Why Supply Chain Resilience Demands Attention Now
Geopolitical disruption in the Strait of Hormuz has reminded every industry how quickly trade routes can narrow and costs escalate. The supply chain consequences will likely outlast the conflict itself, but organisations that act now will position themselves for a faster recovery.
Supply chain disruption is nothing new. Weather events, tariff shifts, inflationary pressures and pandemic-era bottlenecks have all tested the resilience of global trade networks in recent years. What makes the current moment different is the layering of crises. Geopolitical instability, energy market volatility and constrained shipping corridors are creating what is increasingly described as a ‘polycrisis’: multiple disruptions that exacerbate one another and demand simultaneous responses from leadership teams already stretched thin.

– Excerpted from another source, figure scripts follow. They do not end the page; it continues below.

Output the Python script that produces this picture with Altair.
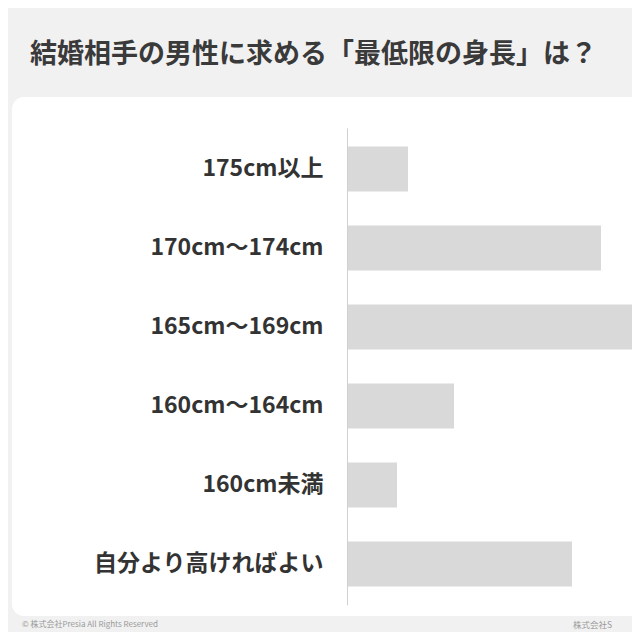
import altair as alt
import pandas as pd

categories = ["175cm以上", "170cm～174cm", "165cm～169cm", "160cm～164cm", "160cm未満", "自分より高ければよい"]
values = [6.1, 25.4, 30.3, 10.7, 5.0, 22.5]
title_text = "結婚相手の男性に求める「最低限の身長」は？"
footer_left = "© 株式会社Presia All Rights Reserved"
footer_right = "株式会社S"

FONT = "Noto Sans CJK JP"

df = pd.DataFrame({"cat": categories, "val": values})

card = alt.Chart(pd.DataFrame({"a": [0]})).mark_rect(
    color="#ffffff", cornerRadius=12
).encode(
    x=alt.value(-335), x2=alt.value(320), y=alt.value(-31), y2=alt.value(488)
)

bars = alt.Chart(df).mark_bar(color="#d9d9d9", clip=True).encode(
    y=alt.Y("cat:N", sort=categories,
            scale=alt.Scale(paddingInner=0.43, paddingOuter=0.235),
            axis=alt.Axis(title=None, ticks=False, labelPadding=24, zindex=1,
                          labelFont=FONT, labelFontSize=23, labelFontWeight="bold",
                          labelColor="#333333", domainColor="#d0d0d0", domainWidth=1,
                          labelLimit=400)),
    x=alt.X("val:Q", scale=alt.Scale(domain=[0, 28.5], nice=False), axis=None),
)

title = alt.Chart(pd.DataFrame({"t": [title_text]})).mark_text(
    font=FONT, fontSize=27, fontWeight="bold", color="#3a3a3a",
    align="left", baseline="middle"
).encode(text="t:N", x=alt.value(-317), y=alt.value(-73))

fl = alt.Chart(pd.DataFrame({"t": [footer_left]})).mark_text(
    font=FONT, fontSize=8, color="#999999", align="left", baseline="middle"
).encode(text="t:N", x=alt.value(-325), y=alt.value(497))

fr = alt.Chart(pd.DataFrame({"t": [footer_right]})).mark_text(
    font=FONT, fontSize=8.5, color="#999999", align="left", baseline="middle"
).encode(text="t:N", x=alt.value(226), y=alt.value(497))

chart = alt.layer(card, bars, title, fl, fr).properties(
    width=285, height=477,
    autosize=alt.AutoSizeParams(type="none"),
    padding={"left": 339, "top": 120, "right": 0, "bottom": 27},
    background="#f1f1f1",
).configure_view(stroke=None)

chart.save("out.html", embed_options={"renderer": "svg", "actions": False})
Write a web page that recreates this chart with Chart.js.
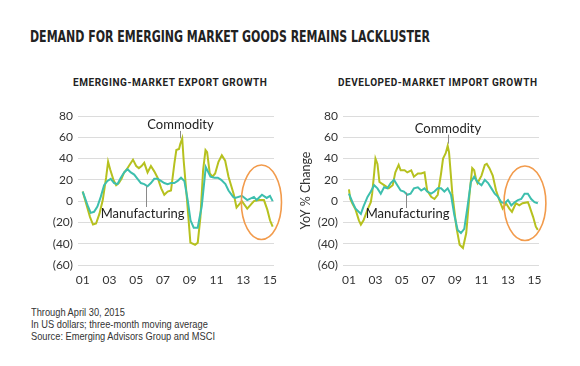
<!DOCTYPE html>
<html>
<head>
<meta charset="utf-8">
<script src="https://cdn.jsdelivr.net/npm/chart.js@4.4.1/dist/chart.umd.min.js"></script>
<style>
  html, body { margin: 0; padding: 0; background: #fff; }
  body { width: 580px; height: 366px; position: relative; overflow: hidden; }
  .title { position: absolute; left: 30px; top: 28px; font-family: "DejaVu Sans", sans-serif; font-stretch: condensed; font-weight: bold; font-size: 15.5px; color: #222; white-space: nowrap; transform-origin: 0 0; }
  .sub { position: absolute; top: 77px; font-family: Roboto, "DejaVu Sans", sans-serif; font-weight: 700; font-size: 10px; letter-spacing: 0.55px; color: #222; white-space: nowrap; }
  .foot { position: absolute; left: 31px; top: 306px; font-family: "Liberation Sans", Arial, sans-serif; font-size: 11px; line-height: 12px; color: #333; white-space: nowrap; transform-origin: 0 0; }
  canvas { position: absolute; }
</style>
</head>
<body>
<div class="title" id="ttl">DEMAND FOR EMERGING MARKET GOODS REMAINS LACKLUSTER</div>
<div class="sub" style="left:73px">EMERGING-MARKET EXPORT GROWTH</div>
<div class="sub" style="left:338px">DEVELOPED-MARKET IMPORT GROWTH</div>
<div class="foot" id="foot"><span>Through April 30, 2015</span><br><span>In US dollars; three-month moving average</span><br><span id="src">Source: Emerging Advisors Group and MSCI</span></div>
<div style="position:absolute;left:0;top:100px;width:290px;height:200px"><canvas id="c1"></canvas></div>
<div style="position:absolute;left:290px;top:100px;width:290px;height:200px"><canvas id="c2"></canvas></div>
<script>
// ---------- DATA ----------
const yearTicks = [2001, 2003, 2005, 2007, 2009, 2011, 2013, 2015];
const yTicks = [-60, -40, -20, 0, 20, 40, 60, 80];

// Emerging-market export growth: Commodity
const emCommodityT = [2001.0,2001.3,2001.55,2001.77,2002.0,2002.25,2002.5,2002.75,2002.9,2003.05,2003.3,2003.5,2003.7,2003.9,2004.1,2004.3,2004.5,2004.76,2005.0,2005.2,2005.4,2005.6,2005.85,2006.1,2006.35,2006.6,2006.87,2007.1,2007.35,2007.6,2007.85,2008.0,2008.2,2008.3,2008.44,2008.55,2008.8,2009.05,2009.4,2009.6,2009.8,2010.0,2010.18,2010.3,2010.5,2010.7,2010.9,2011.15,2011.4,2011.65,2011.9,2012.3,2012.5,2012.9,2013.3,2013.8,2014.2,2014.55,2014.8,2015.0,2015.2];
const emCommodityV = [9,-4,-15,-22,-21,-12,1,22,37,30,20,15,17,21,27,30,34,39,33,31,33,36,27,33,28,22,12,6,9,10,35,48,49,54,59,38,1,-39,-41,-39,-15,29,48,46,26,23,26,37,43,38,23,6,-6,0,-7,0,1,1,-8,-18,-24];

// Emerging-market export growth: Manufacturing
const emManufT = [2001.0,2001.4,2001.6,2001.85,2002.1,2002.35,2002.6,2002.85,2003.1,2003.35,2003.6,2003.85,2004.1,2004.35,2004.6,2004.85,2005.1,2005.35,2005.6,2005.85,2006.1,2006.35,2006.6,2006.85,2007.1,2007.35,2007.6,2007.85,2008.1,2008.35,2008.6,2008.85,2009.06,2009.3,2009.6,2009.7,2009.9,2010.2,2010.55,2010.85,2011.1,2011.35,2011.67,2011.9,2012.25,2012.4,2012.9,2013.3,2013.8,2014.0,2014.4,2014.75,2015.0,2015.2];
const emManufV = [9,-5,-11,-10,-5,4,15,19,21,17,16,22,27,30,27,25,21,17,16,14,17,21,21,19,17,16,17,17,19,22,19,1,-18,-25,-25,-18,-5,32,23,22,22,20,16,10,4,3,5,1,4,1,6,3,5,0];

// Developed-market import growth: Commodity
const dmCommodityT = [2001.0,2001.1,2001.25,2001.5,2001.75,2001.9,2002.1,2002.4,2002.65,2002.75,2002.9,2003.0,2003.15,2003.3,2003.65,2004.0,2004.3,2004.5,2004.75,2004.9,2005.2,2005.4,2005.7,2005.9,2006.2,2006.45,2006.7,2006.9,2007.2,2007.45,2007.7,2007.95,2008.1,2008.3,2008.45,2008.55,2008.8,2009.1,2009.35,2009.6,2009.85,2010.1,2010.3,2010.45,2010.6,2010.7,2011.0,2011.25,2011.4,2011.6,2011.85,2012.1,2012.35,2012.6,2012.85,2013.1,2013.3,2013.6,2013.85,2014.1,2014.5,2014.6,2014.9,2015.1,2015.25];
const dmCommodityV = [11,2,-2,-8,-18,-22,-18,-8,-1,7,26,40,35,18,15,12,15,27,34,29,29,27,29,23,26,26,27,10,4,2,6,26,40,45,52,46,7,-24,-41,-44,-30,7,31,29,20,17,24,34,35,31,24,10,1,-7,-2,-7,-10,-2,-4,-2,-1,-4,-15,-24,-27];

// Developed-market import growth: Manufacturing
const dmManufT = [2001.0,2001.3,2001.5,2001.9,2002.1,2002.4,2002.65,2002.9,2003.15,2003.4,2003.65,2003.9,2004.15,2004.4,2004.65,2004.9,2005.15,2005.4,2005.65,2005.9,2006.2,2006.45,2006.7,2006.9,2007.2,2007.45,2007.7,2007.95,2008.2,2008.45,2008.7,2008.95,2009.2,2009.45,2009.7,2009.95,2010.2,2010.45,2010.7,2011.0,2011.25,2011.5,2011.75,2012.0,2012.25,2012.5,2012.75,2013.0,2013.25,2013.5,2013.75,2014.0,2014.25,2014.5,2014.75,2015.0,2015.25];
const dmManufV = [7,-2,-7,-12,-5,4,9,15,12,7,13,12,17,20,15,10,9,6,7,12,13,10,12,9,7,9,12,12,9,12,6,-13,-27,-30,-26,-5,18,23,18,15,20,17,12,7,4,-1,-2,1,-4,-1,1,2,7,7,2,-1,-2];

// ---------- STYLE ----------
const COMMODITY_COLOR = '#b6c11f';
const MANUF_COLOR = '#3dbfae';
const ELLIPSE_COLOR = '#f29b4c';

// fit header/footer text widths to the reference
(function () {
  const t = document.getElementById('ttl');
  t.style.transform = 'scaleX(' + (400 / t.getBoundingClientRect().width) + ')';
  const f = document.getElementById('foot');
  const s = document.getElementById('src');
  f.style.transform = 'scaleX(' + (184 / s.getBoundingClientRect().width) + ')';
})();

function pts(t, v) { return t.map((x, i) => ({ x: x, y: v[i] })); }

const notesPlugin = {
  id: 'notes',
  afterDatasetsDraw(chart, args, opts) {
    const ctx = chart.ctx, xs = chart.scales.x, ys = chart.scales.y;
    ctx.save();
    const e = opts.ellipse;
    const cx = xs.getPixelForValue(e.x), cy = ys.getPixelForValue(e.y);
    const rx = Math.abs(xs.getPixelForValue(e.x + e.dx) - cx);
    const ry = Math.abs(ys.getPixelForValue(e.y + e.dy) - cy);
    ctx.beginPath();
    ctx.ellipse(cx, cy, rx, ry, 0, 0, Math.PI * 2);
    ctx.strokeStyle = ELLIPSE_COLOR; ctx.lineWidth = 1.6; ctx.stroke();
    opts.labels.forEach(l => {
      ctx.beginPath();
      ctx.strokeStyle = '#8a8a8a'; ctx.lineWidth = 1;
      const lx = Math.round(xs.getPixelForValue(l.lx)) + 0.5;
      ctx.moveTo(lx, ys.getPixelForValue(l.ly1));
      ctx.lineTo(lx, ys.getPixelForValue(l.ly2));
      ctx.stroke();
      ctx.font = '13px Lato, "Open Sans", sans-serif';
      ctx.fillStyle = '#222'; ctx.textAlign = 'center'; ctx.textBaseline = 'middle';
      ctx.fillText(l.text, xs.getPixelForValue(l.x), ys.getPixelForValue(l.y));
    });
    ctx.restore();
  }
};

function makeChart(id, commT, commV, manT, manV, cfg) {
  return new Chart(document.getElementById(id), {
    type: 'line',
    data: {
      datasets: [
        { label: 'Manufacturing', data: pts(manT, manV), borderColor: MANUF_COLOR, borderWidth: 2, pointRadius: 0, tension: 0 },
        { label: 'Commodity', data: pts(commT, commV), borderColor: COMMODITY_COLOR, borderWidth: 2, pointRadius: 0, tension: 0 }
      ]
    },
    options: {
      responsive: true, maintainAspectRatio: false, animation: false,
      layout: { padding: { left: 0, right: cfg.padRight, top: 16, bottom: 0 } },
      plugins: { legend: { display: false }, tooltip: { enabled: false }, notes: cfg.notes },
      scales: {
        x: {
          type: 'linear', min: cfg.xmin, max: cfg.xmax,
          grid: { display: false, drawTicks: false }, border: { display: false },
          afterBuildTicks: s => { s.ticks = yearTicks.map(v => ({ value: v })); },
          afterFit: s => { s.height = 35; },
          ticks: { autoSkip: false, maxRotation: 0, padding: 8, color: '#333', font: { family: 'Lato', size: 12 },
            callback: v => String(v % 100).padStart(2, '0') }
        },
        y: {
          min: -60, max: 80,
          afterBuildTicks: s => { s.ticks = yTicks.map(v => ({ value: v })); },
          afterFit: s => { s.width = cfg.yWidth; },
          grid: { color: '#dcdcdc', lineWidth: 1, drawTicks: false }, border: { display: false },
          title: cfg.yTitle,
          ticks: { padding: 5, color: '#333', font: { family: 'Lato', size: 12 },
            callback: v => v < 0 ? '(' + Math.abs(v) + ')' : String(v) }
        }
      }
    },
    plugins: [notesPlugin]
  });
}

makeChart('c1', emCommodityT, emCommodityV, emManufT, emManufV, {
  xmin: 2000.65, xmax: 2015.3, padRight: 16, yWidth: 78,
  yTitle: { display: false },
  notes: {
    ellipse: { x: 2014.36, y: -1, dx: 1.5, dy: 35 },
    labels: [
      { text: 'Commodity', x: 2008.31, y: 72, lx: 2008.31, ly1: 66, ly2: 59 },
      { text: 'Manufacturing', x: 2005.48, y: -12, lx: 2005.75, ly1: 14, ly2: -5.5 }
    ]
  }
});

makeChart('c2', dmCommodityT, dmCommodityV, dmManufT, dmManufV, {
  xmin: 2000.55, xmax: 2015.34, padRight: 41, yWidth: 53,
  yTitle: { display: true, text: 'YoY % Change', color: '#333', font: { family: 'Lato', size: 12.5 }, padding: { top: 8, bottom: 0 } },
  notes: {
    ellipse: { x: 2014.28, y: -2, dx: 1.58, dy: 35 },
    labels: [
      { text: 'Commodity', x: 2008.47, y: 68, lx: 2008.45, ly1: 62.5, ly2: 54 },
      { text: 'Manufacturing', x: 2005.42, y: -12, lx: 2005.28, ly1: 8, ly2: -6.5 }
    ]
  }
});
</script>
</body>
</html>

The Strait of Hormuz corridor alone carries around a fifth of the world's oil and since late February, route diversions have surged. Unlike previous Red Sea disruptions, there is no viable long-haul alternative for Gulf cargo. Ports across the region are effectively cut off from direct ocean access, forcing government, businesses and entire industries to rely on surrounding hubs and driving congestion across Middle East and South Asia maritime trade routes.
The impact reaches well beyond energy
While, on face value, this can seem to be an oil and gas story, the reality is broader. Aviation, hospitality, pharmaceuticals, construction, food and consumer goods (amongst many other sectors) depend on the same trade corridors. In the Gulf, disruption at this scale often translates into prompt operational and commercial impacts.
The indirect effects are almost impossible to quantify - lost market share, contract renegotiations triggered by force majeure declarations, rising costs as shippers pivot from maritime to air freight, and reputational damage from delayed deliveries. These all sit alongside the more visible cost of rerouted goods - but organisations that focus only on direct cost increases risk missing the exposures that take longer to surface and even longer to resolve.
Acting now, planning further ahead
To look beyond the immediate crisis, there are steps every organisation should be taking, which should begin by reviewing supply chain-related risks captured on organisational risk registers. Every facet of a supply chain should be monitored closely with controls reviewed in real time rather than at quarterly intervals. Visibility is critical. Many businesses know their Tier 1 suppliers well but have limited sight of the Tier 2 and Tier 3 relationships where a single-point failure has the potential to disrupt the whole chain. Mapping those dependencies is a prerequisite for any credible contingency plan, and specialist software platforms exist to help organisations monitor supply chain exposures continuously rather than relying on periodic manual reviews.
Scenario modelling can also contribute to bringing such reviews to life. What happens if disruption in the Strait of Hormuz is prolonged? What could a six-month disruption, for example, mean for stock reserves, alternative sourcing and customer commitments? Running worst-case, best-case and most-likely-case scenarios across different time horizons gives leadership teams a basis for decisions rather than instinct under pressure. It may seem laborious – but a failure to plan during a period of polycrisis is tantamount to a plan for failure.
Those scenarios should then be used to stress-test contingency plans, which will help to understand the efficacy of existing workarounds; for example, pre-positioned inventory, secondary suppliers and re-routing options, examining practicality of these when exercised under pressure. Longer term, organisations should be asking harder questions about supply chain maturity. International standards such as ISO 28000, which addresses supply chain security management, and ISO/TS 22318, which provides guidance on embedding supply chain continuity within a broader business continuity framework, offer practical benchmarks for good practice. A structured maturity review against these standards can identify gaps that internal teams often overlook. If gaps are identified, managers are then equipped with the tools needed to build a roadmap for sustained improvement.
Developing a Structured Approach to Supply Chain Resilience
Specialist risk consultants support organisations by turning supply chain risk from an abstract concern into a managed capability. Through structured reviews such as supply‑chain dependency mapping, vulnerability assessments, maturity benchmarking and targeted scenario testing; consultants help organisations understand where their real exposures sit and how those risks could materialise in practice. This approach enables leadership teams to move beyond awareness and intent, towards informed decision‑making and realistic preparation.
For businesses managing ongoing disruption, such as the conflict in the Middle East, while planning for recovery and future volatility, working with a specialist risk consultant provides the discipline, challenge and external perspective needed to translate resilience strategies into executable actions, where meaningful supply‑chain resilience is built.